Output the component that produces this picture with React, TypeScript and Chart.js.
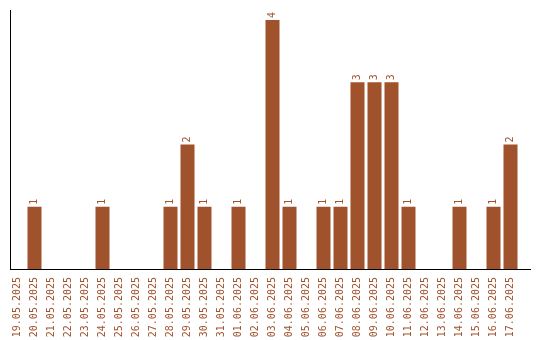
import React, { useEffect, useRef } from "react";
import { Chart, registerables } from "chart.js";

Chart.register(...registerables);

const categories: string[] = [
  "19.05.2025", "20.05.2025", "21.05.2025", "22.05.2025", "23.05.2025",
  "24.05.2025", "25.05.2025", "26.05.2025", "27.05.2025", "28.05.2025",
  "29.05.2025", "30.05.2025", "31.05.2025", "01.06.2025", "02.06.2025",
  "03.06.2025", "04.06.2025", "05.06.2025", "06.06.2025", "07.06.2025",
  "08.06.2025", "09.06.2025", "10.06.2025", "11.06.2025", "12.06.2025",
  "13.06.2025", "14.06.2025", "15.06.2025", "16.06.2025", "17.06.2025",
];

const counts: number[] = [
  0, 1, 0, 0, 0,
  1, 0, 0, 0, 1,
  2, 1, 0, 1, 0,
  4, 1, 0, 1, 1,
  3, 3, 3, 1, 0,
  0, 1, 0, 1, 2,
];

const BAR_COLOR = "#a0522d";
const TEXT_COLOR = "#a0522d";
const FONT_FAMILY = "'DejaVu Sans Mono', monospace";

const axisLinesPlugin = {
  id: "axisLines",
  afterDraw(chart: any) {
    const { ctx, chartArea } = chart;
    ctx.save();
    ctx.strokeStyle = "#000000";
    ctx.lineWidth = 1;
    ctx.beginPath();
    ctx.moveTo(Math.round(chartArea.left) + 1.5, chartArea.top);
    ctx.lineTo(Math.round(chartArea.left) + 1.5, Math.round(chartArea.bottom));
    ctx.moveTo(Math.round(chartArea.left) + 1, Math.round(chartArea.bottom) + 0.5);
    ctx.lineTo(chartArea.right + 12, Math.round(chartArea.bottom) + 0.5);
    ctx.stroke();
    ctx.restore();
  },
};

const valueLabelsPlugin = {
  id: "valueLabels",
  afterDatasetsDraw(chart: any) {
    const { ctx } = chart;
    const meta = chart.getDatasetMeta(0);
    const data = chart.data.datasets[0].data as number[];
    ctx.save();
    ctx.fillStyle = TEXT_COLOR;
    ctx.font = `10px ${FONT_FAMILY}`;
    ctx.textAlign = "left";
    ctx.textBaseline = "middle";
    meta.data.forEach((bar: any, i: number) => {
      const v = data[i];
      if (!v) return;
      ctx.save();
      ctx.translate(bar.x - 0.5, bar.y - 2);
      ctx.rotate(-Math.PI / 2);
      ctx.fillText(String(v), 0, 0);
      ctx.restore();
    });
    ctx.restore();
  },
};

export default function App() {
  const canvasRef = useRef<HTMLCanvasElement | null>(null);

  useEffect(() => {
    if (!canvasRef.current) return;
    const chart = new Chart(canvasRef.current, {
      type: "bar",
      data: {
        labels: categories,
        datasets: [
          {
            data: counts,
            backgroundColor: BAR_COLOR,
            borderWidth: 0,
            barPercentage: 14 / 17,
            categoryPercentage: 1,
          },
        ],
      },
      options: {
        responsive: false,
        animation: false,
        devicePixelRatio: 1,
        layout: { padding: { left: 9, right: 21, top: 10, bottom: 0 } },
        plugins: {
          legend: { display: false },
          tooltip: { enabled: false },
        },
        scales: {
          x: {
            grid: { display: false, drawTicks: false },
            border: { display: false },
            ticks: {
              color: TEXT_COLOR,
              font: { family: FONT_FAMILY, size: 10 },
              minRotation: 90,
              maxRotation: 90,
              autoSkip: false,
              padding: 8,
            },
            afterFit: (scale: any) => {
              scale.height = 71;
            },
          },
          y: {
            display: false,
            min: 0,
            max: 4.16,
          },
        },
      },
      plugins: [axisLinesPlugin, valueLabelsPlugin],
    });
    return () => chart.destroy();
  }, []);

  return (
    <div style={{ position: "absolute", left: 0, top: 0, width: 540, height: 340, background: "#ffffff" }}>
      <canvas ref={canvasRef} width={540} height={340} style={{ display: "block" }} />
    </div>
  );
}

Instruction:
Repeat the listing in full and exactly. Leave any pictures out.

Response below:
Output the component that produces this picture with React, TypeScript and Chart.js.
import React, { useEffect, useRef } from "react";
import { Chart, registerables } from "chart.js";

Chart.register(...registerables);

const categories: string[] = [
  "19.05.2025", "20.05.2025", "21.05.2025", "22.05.2025", "23.05.2025",
  "24.05.2025", "25.05.2025", "26.05.2025", "27.05.2025", "28.05.2025",
  "29.05.2025", "30.05.2025", "31.05.2025", "01.06.2025", "02.06.2025",
  "03.06.2025", "04.06.2025", "05.06.2025", "06.06.2025", "07.06.2025",
  "08.06.2025", "09.06.2025", "10.06.2025", "11.06.2025", "12.06.2025",
  "13.06.2025", "14.06.2025", "15.06.2025", "16.06.2025", "17.06.2025",
];

const counts: number[] = [
  0, 1, 0, 0, 0,
  1, 0, 0, 0, 1,
  2, 1, 0, 1, 0,
  4, 1, 0, 1, 1,
  3, 3, 3, 1, 0,
  0, 1, 0, 1, 2,
];

const BAR_COLOR = "#a0522d";
const TEXT_COLOR = "#a0522d";
const FONT_FAMILY = "'DejaVu Sans Mono', monospace";

const axisLinesPlugin = {
  id: "axisLines",
  afterDraw(chart: any) {
    const { ctx, chartArea } = chart;
    ctx.save();
    ctx.strokeStyle = "#000000";
    ctx.lineWidth = 1;
    ctx.beginPath();
    ctx.moveTo(Math.round(chartArea.left) + 1.5, chartArea.top);
    ctx.lineTo(Math.round(chartArea.left) + 1.5, Math.round(chartArea.bottom));
    ctx.moveTo(Math.round(chartArea.left) + 1, Math.round(chartArea.bottom) + 0.5);
    ctx.lineTo(chartArea.right + 12, Math.round(chartArea.bottom) + 0.5);
    ctx.stroke();
    ctx.restore();
  },
};

const valueLabelsPlugin = {
  id: "valueLabels",
  afterDatasetsDraw(chart: any) {
    const { ctx } = chart;
    const meta = chart.getDatasetMeta(0);
    const data = chart.data.datasets[0].data as number[];
    ctx.save();
    ctx.fillStyle = TEXT_COLOR;
    ctx.font = `10px ${FONT_FAMILY}`;
    ctx.textAlign = "left";
    ctx.textBaseline = "middle";
    meta.data.forEach((bar: any, i: number) => {
      const v = data[i];
      if (!v) return;
      ctx.save();
      ctx.translate(bar.x - 0.5, bar.y - 2);
      ctx.rotate(-Math.PI / 2);
      ctx.fillText(String(v), 0, 0);
      ctx.restore();
    });
    ctx.restore();
  },
};

export default function App() {
  const canvasRef = useRef<HTMLCanvasElement | null>(null);

  useEffect(() => {
    if (!canvasRef.current) return;
    const chart = new Chart(canvasRef.current, {
      type: "bar",
      data: {
        labels: categories,
        datasets: [
          {
            data: counts,
            backgroundColor: BAR_COLOR,
            borderWidth: 0,
            barPercentage: 14 / 17,
            categoryPercentage: 1,
          },
        ],
      },
      options: {
        responsive: false,
        animation: false,
        devicePixelRatio: 1,
        layout: { padding: { left: 9, right: 21, top: 10, bottom: 0 } },
        plugins: {
          legend: { display: false },
          tooltip: { enabled: false },
        },
        scales: {
          x: {
            grid: { display: false, drawTicks: false },
            border: { display: false },
            ticks: {
              color: TEXT_COLOR,
              font: { family: FONT_FAMILY, size: 10 },
              minRotation: 90,
              maxRotation: 90,
              autoSkip: false,
              padding: 8,
            },
            afterFit: (scale: any) => {
              scale.height = 71;
            },
          },
          y: {
            display: false,
            min: 0,
            max: 4.16,
          },
        },
      },
      plugins: [axisLinesPlugin, valueLabelsPlugin],
    });
    return () => chart.destroy();
  }, []);

  return (
    <div style={{ position: "absolute", left: 0, top: 0, width: 540, height: 340, background: "#ffffff" }}>
      <canvas ref={canvasRef} width={540} height={340} style={{ display: "block" }} />
    </div>
  );
}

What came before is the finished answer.